CHALLENGE → Return only the lines from the top of the data down to the one that holds "plt.rcParams['axes.unicode_minus'] = False", both included, without any pictures.
_ _ _
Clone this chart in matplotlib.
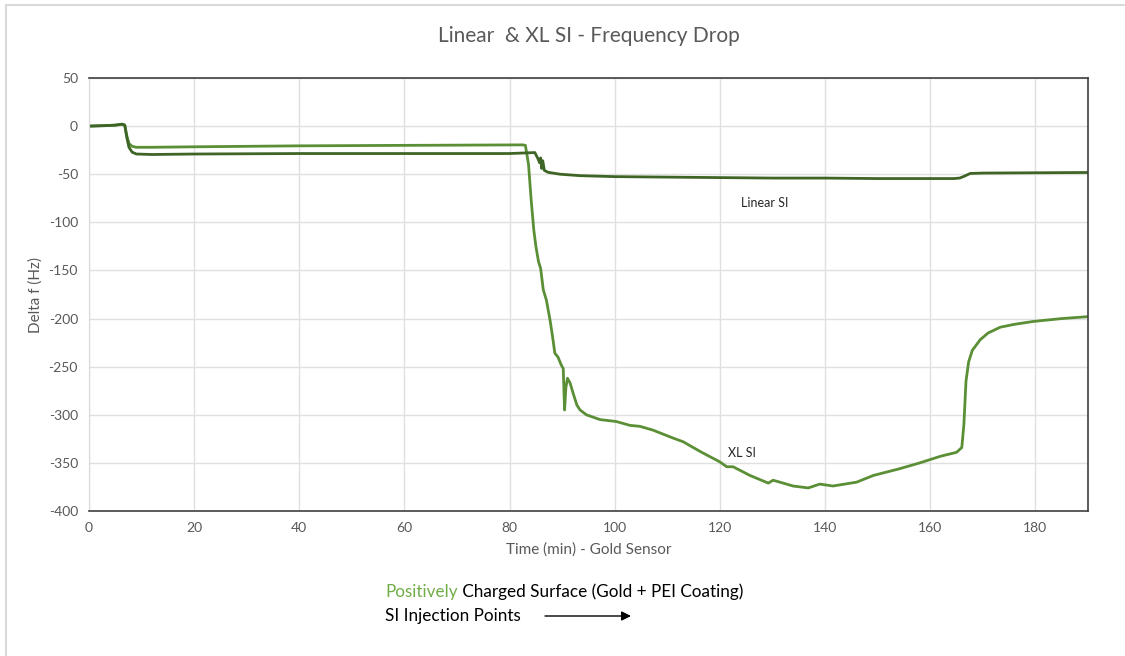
import matplotlib.pyplot as plt
from matplotlib.patches import Rectangle

plt.rcParams['font.family'] = ['Lato', 'DejaVu Sans']
plt.rcParams['axes.unicode_minus'] = False

# Linear SI run
lin_t = [0, 3, 5, 6.3, 6.8, 7.2, 7.6, 8.2, 9, 12, 20, 40, 60, 80, 84.8, 85.4,
         85.7, 85.9, 86.1, 86.3, 86.6, 87.3, 89.6, 93.4, 100, 110, 120, 130,
         140, 150, 160, 164.5, 165.6, 166.5, 167.6, 170, 180, 190]
lin_f = [0, 0.5, 1, 2, 1, -12, -22, -27, -29, -29.5, -29, -28.5, -28.5, -28.5,
         -27.5, -34, -38, -33, -44, -36, -46, -48, -50, -51.5, -52.5, -53,
         -53.5, -54, -54, -54.5, -54.5, -54.5, -54, -52, -49.2, -48.8, -48.5,
         -48.2]

# XL SI run
xl_t = [0, 3, 5, 6.3, 6.8, 7.2, 7.6, 8.2, 9, 12, 20, 40, 60, 82.5, 83.0, 83.6,
        84.1, 84.6, 85.0, 85.5, 85.9, 86.4, 87.0, 87.7, 88.2, 88.6, 89.2, 89.8,
        90.2, 90.45, 90.7, 91.0, 91.5, 92.1, 92.8, 93.4, 94.6, 97.2, 100.3,
        102.9, 104.8, 107.3, 111, 113, 116.2, 120, 121.3, 122.5, 125.7, 129.2,
        130.1, 131.4, 133.9, 136.8, 139, 141.5, 146, 149.2, 154.2, 158, 162,
        165, 166.0, 166.4, 166.8, 167.3, 168, 169.5, 171, 173.3, 176, 179.6,
        185, 190]
xl_f = [0, 0.5, 1, 2, 1, -10, -18, -21, -22, -22, -21.5, -20.5, -20, -19.5,
        -20, -40, -77, -108, -125, -141, -148, -170, -181, -202, -220, -236,
        -240, -248, -252, -295, -272, -262, -267, -278, -290, -295, -300, -305,
        -307, -311, -312, -316, -324, -328, -338, -349, -354, -354, -363, -371,
        -368, -370, -374, -376, -372, -374, -370, -363, -356, -350, -343, -339,
        -334, -310, -265, -245, -233, -222, -215, -209, -206, -203, -200, -198]

x_ticks = list(range(0, 181, 20))
y_ticks = list(range(-400, 51, 50))

grey = '#595959'
fig = plt.figure(figsize=(11.25, 6.56), dpi=100)
ax = fig.add_axes([0.0791, 0.2210, 0.888, 0.6601])

ax.plot(xl_t, xl_f, color='#5b8f36', lw=2.0)
ax.plot(lin_t, lin_f, color='#3e6526', lw=2.0)

ax.set_xlim(0, 190)
ax.set_ylim(-400, 50)
ax.set_xticks(x_ticks)
ax.set_yticks(y_ticks)
ax.grid(color='#e0e0e0', lw=1)
ax.set_axisbelow(True)
ax.tick_params(length=0, labelsize=10, colors=grey, pad=8)
for side in ['top', 'right', 'bottom']:
    ax.spines[side].set_color('#404040')
    ax.spines[side].set_linewidth(1.2)
ax.spines['left'].set_color('#d9d9d9')

ax.set_title('Linear  & XL SI - Frequency Drop', fontsize=15, color=grey, pad=26)
ax.set_xlabel('Time (min) - Gold Sensor', fontsize=11, color=grey, labelpad=6)
ax.set_ylabel('Delta f (Hz)', fontsize=11, color=grey, labelpad=4)

ax.text(124, -80, 'Linear SI', fontsize=9, color='#262626', va='center')
ax.text(121.5, -340, 'XL SI', fontsize=9, color='#262626', va='center')

# notes under the chart
t1 = fig.text(385 / 1125, 1 - 592 / 656, 'Positively', fontsize=12.3,
              color='#70ad47', va='center')
ax.annotate(' Charged Surface (Gold + PEI Coating)', xy=(1, 0.5),
            xycoords=t1, fontsize=12.3, color='black', va='center',
            annotation_clip=False)
fig.text(385 / 1125, 1 - 616 / 656, 'SI Injection Points', fontsize=12.3,
         color='black', va='center')
ax.annotate('', xy=(631 / 1125, 1 - 616 / 656), xytext=(545 / 1125, 1 - 616 / 656),
            xycoords='figure fraction', annotation_clip=False,
            arrowprops=dict(arrowstyle='-|>', color='black', lw=1,
                            mutation_scale=14, shrinkA=0, shrinkB=0))

# chart frame
fig.add_artist(Rectangle((6 / 1125, -0.1), 1.2, 1.1 - 5 / 656,
                         transform=fig.transFigure, fill=False,
                         edgecolor='#d9d9d9', lw=1.5))

fig.savefig('out.png', dpi=100)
_ _ _
COMPLETED EXERCISE →
Clone this chart in matplotlib.
import matplotlib.pyplot as plt
from matplotlib.patches import Rectangle

plt.rcParams['font.family'] = ['Lato', 'DejaVu Sans']
plt.rcParams['axes.unicode_minus'] = False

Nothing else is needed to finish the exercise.